Sunday, April 17, 2011
It seems so hard for some people to understand. The First Amendment is not exclusive property of any gender, race, group, organization, or political party. It’s there for everyone’s benefit. The founding fathers were wise enough to know that popular speech doesn’t need much protection; it’s the unpopular speech that needs protection.
When you’re in Madison, the majority is decidedly left-leaning. Some lean farther left than others, some make a bigger noise than others, but the speech of ALL is protected. That includes Sarah Palin. What’s so hard to understand about that? Palin’s speech Saturday afternoon definitely reflects a minority view in Madison, and it’s fair to call it “unpopular speech.”
A Facebook friend of mine (John Roach) who writes a monthly column for Madison Magazine posted an update on Sunday morning saying “It would have been smarter for the unionists to remain silent and let SP talk all day”. This engendered a string of amazing and revealing comments, some of them from people who apparently think it’s just fine to try and shout down Palin.
Roach made another comment, midway through the string of responses to his initial post, that the Unionists have had the pulpit on the Capitol Square for two months, and no one has shouted them down. Someone then posted that the Palin folks had better audio equipment than the anti-Walker forces could afford (???), which apparently was stated as some sort of justification for trying to shout Palin down.

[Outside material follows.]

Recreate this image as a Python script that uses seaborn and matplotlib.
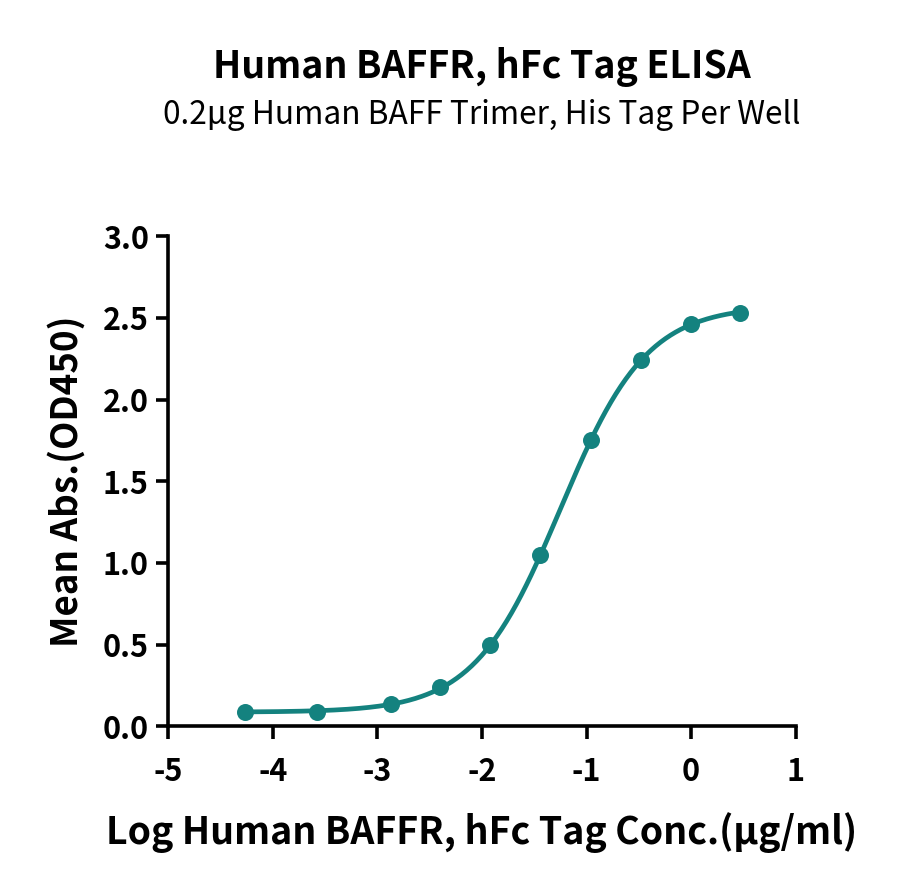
import numpy as np
import pandas as pd
import matplotlib
matplotlib.use("Agg")
import matplotlib.pyplot as plt
import seaborn as sns

# --- data ---
log_conc = [-4.27, -3.58, -2.87, -2.40, -1.92, -1.44, -0.96, -0.48, 0.00, 0.47]
mean_abs = [0.085, 0.090, 0.135, 0.240, 0.500, 1.050, 1.750, 2.245, 2.460, 2.530]

title = "Human BAFFR, hFc Tag ELISA"
subtitle = "0.2μg Human BAFF Trimer, His Tag Per Well"
xlabel = "Log Human BAFFR, hFc Tag Conc.(μg/ml)"
ylabel = "Mean Abs.(OD450)"
x_ticks = [-5, -4, -3, -2, -1, 0, 1]
y_ticks = [0.0, 0.5, 1.0, 1.5, 2.0, 2.5, 3.0]

teal = "#14827f"

df = pd.DataFrame({"x": log_conc, "y": mean_abs})

# 4PL fit: grid over logEC50 and hill, linear solve for bottom/top
x = np.array(log_conc)
y = np.array(mean_abs)
best = None
for c in np.linspace(-2.5, 0.0, 251):
    for h in np.linspace(0.5, 2.5, 201):
        f = 1.0 / (1.0 + 10 ** ((c - x) * h))
        A = np.column_stack([np.ones_like(f), f])
        coef, *_ = np.linalg.lstsq(A, y, rcond=None)
        err = np.sum((A @ coef - y) ** 2)
        if best is None or err < best[0]:
            best = (err, c, h, coef)
_, c, h, coef = best
xf = np.linspace(x.min(), x.max(), 300)
fit = pd.DataFrame({"x": xf, "y": coef[0] + coef[1] / (1.0 + 10 ** ((c - xf) * h))})

sns.set_style("ticks")
plt.rcParams["font.family"] = ["Noto Sans CJK SC", "DejaVu Sans"]
plt.rcParams["text.color"] = "black"
plt.rcParams["axes.labelcolor"] = "black"
plt.rcParams["xtick.color"] = "black"
plt.rcParams["ytick.color"] = "black"

fig = plt.figure(figsize=(9, 8.88), dpi=100)
ax = fig.add_axes([0.187, 0.182, 0.697, 0.552])

sns.lineplot(data=fit, x="x", y="y", color=teal, linewidth=3.4, ax=ax)
sns.scatterplot(data=df, x="x", y="y", color=teal, s=150, edgecolor=teal, linewidth=0, ax=ax, zorder=3)

ax.set_xlim(-5, 1)
ax.set_ylim(0, 3)
ax.set_xticks(x_ticks)
ax.set_yticks(y_ticks)
ax.set_xticklabels([str(t) for t in x_ticks])
ax.set_yticklabels([f"{t:.1f}" for t in y_ticks])
for s in ["top", "right"]:
    ax.spines[s].set_visible(False)
for s in ["left", "bottom"]:
    ax.spines[s].set_linewidth(2.6)
    ax.spines[s].set_color("black")
ax.tick_params(axis="both", width=2.6, length=9, labelsize=22, color="black", labelcolor="black")
ax.tick_params(axis="x", pad=12)
ax.tick_params(axis="y", pad=5)
for lab in ax.get_xticklabels() + ax.get_yticklabels():
    lab.set_fontweight("black")

ax.set_xlabel(xlabel, fontsize=27, fontweight="black", labelpad=18)
ax.set_ylabel(ylabel, fontsize=26.5, fontweight="black", labelpad=12)

fig.text(0.535, 0.925, title, ha="center", va="center", fontsize=27, fontweight="black")
fig.text(0.535, 0.870, subtitle, ha="center", va="center", fontsize=22.8)

fig.savefig("out.png", dpi=100, facecolor="white")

This is exactly the sort of thing that’s so troubling to the folks who are “in the middle”, so to speak. First, the affordability argument is absurd. Second, it’s the folks in the middle who are going to decide what happens next in Wisconsin, regarding recalls, the budget battle, and a zillion other political things. No one is going to change hearts and minds of the right or left. They’ve made up their minds a long time ago. Trying to shout down Palin sends a message to the folks in the middle that the left doesn’t really believe in free speech.
Allowing people like Palin and Trump to speak freely (although I’m convinced AFP gave Sarah a few bucks to show up in Madison) allows their views to be examined by all, not through the filter of Tweets or Facebook posts, and to be evaluated on the basis of their public pronouncements.
I’m a firm believer that the folks in the middle will make all the difference, and they have a right to hear voices on both sides.